La pubblica amministrazione continua a essere combattuta tra complicazioni normative figlie di una politica poco competente e una inefficienza produttiva che spesso crea l’incidente (il caso della lentezza nel rilascio dei passaporti è solo uno degli esempi di questa mala-burocrazia irriformabile e irriformata).
È curioso che il tema sul quale gli italiani si dimostrano più soddisfatti dell’azione del Governo Meloni sia la politica estera. Ci si poteva aspettare che non fosse la prima preoccupazione di un Paese da sempre considerato “provinciale”, pronto a ogni avventura internazionale, poco fedele da sempre alle alleanze e incline a tramandare un opportunismo che – forse Francesco Guicciardini – sintetizzò: “Franza o Spagna, purché se magna”. Non era – e non è – il programma di una politica estera affascinante.
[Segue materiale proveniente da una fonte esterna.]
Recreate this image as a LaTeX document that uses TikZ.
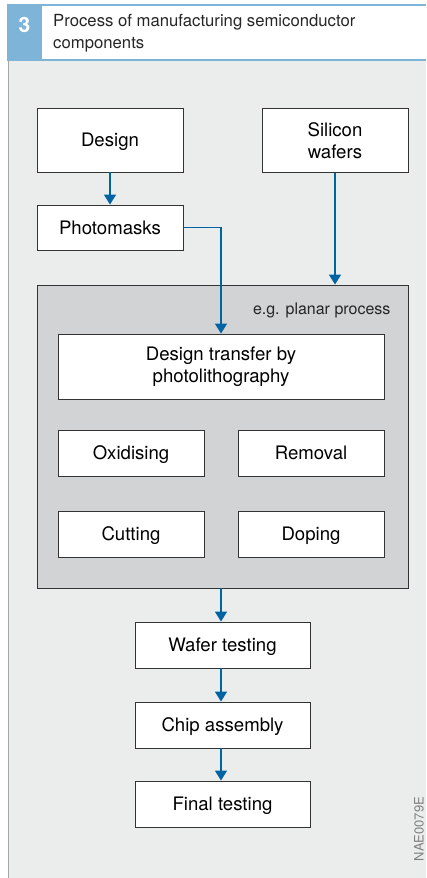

D’altro canto la politica economica del Governo è apprezzata dal 36% degli italiani. Ma se dovessimo capire meglio che cosa c’è dentro il perimetro forse avremmo delle sorprese: le politiche per il lavoro, quelle fiscali, o per l’ambiente sono fanalini di coda nella valutazione dei nostri concittadini. Insomma, poco entusiasmo, e forse un po’ di disincanto, nel guardare l’azione di Governo. Di questo Governo, ma forse sarebbe così anche se ci fosse un’altra maggioranza. E non c’è nessuno che solleciti o faccia fretta, nemmeno dall’opposizione. Anzi. Un Paese che resta a guardare, senza consumarsi in passioni, né pro, né contro. La stagione dei like e dei social sembra aver anestetizzato l’agone politico. O forse più semplicemente è finito il tempo che ci faceva almeno sperare in un futuro migliore. Il presente non è granché? Forse, ma perché cambiarlo?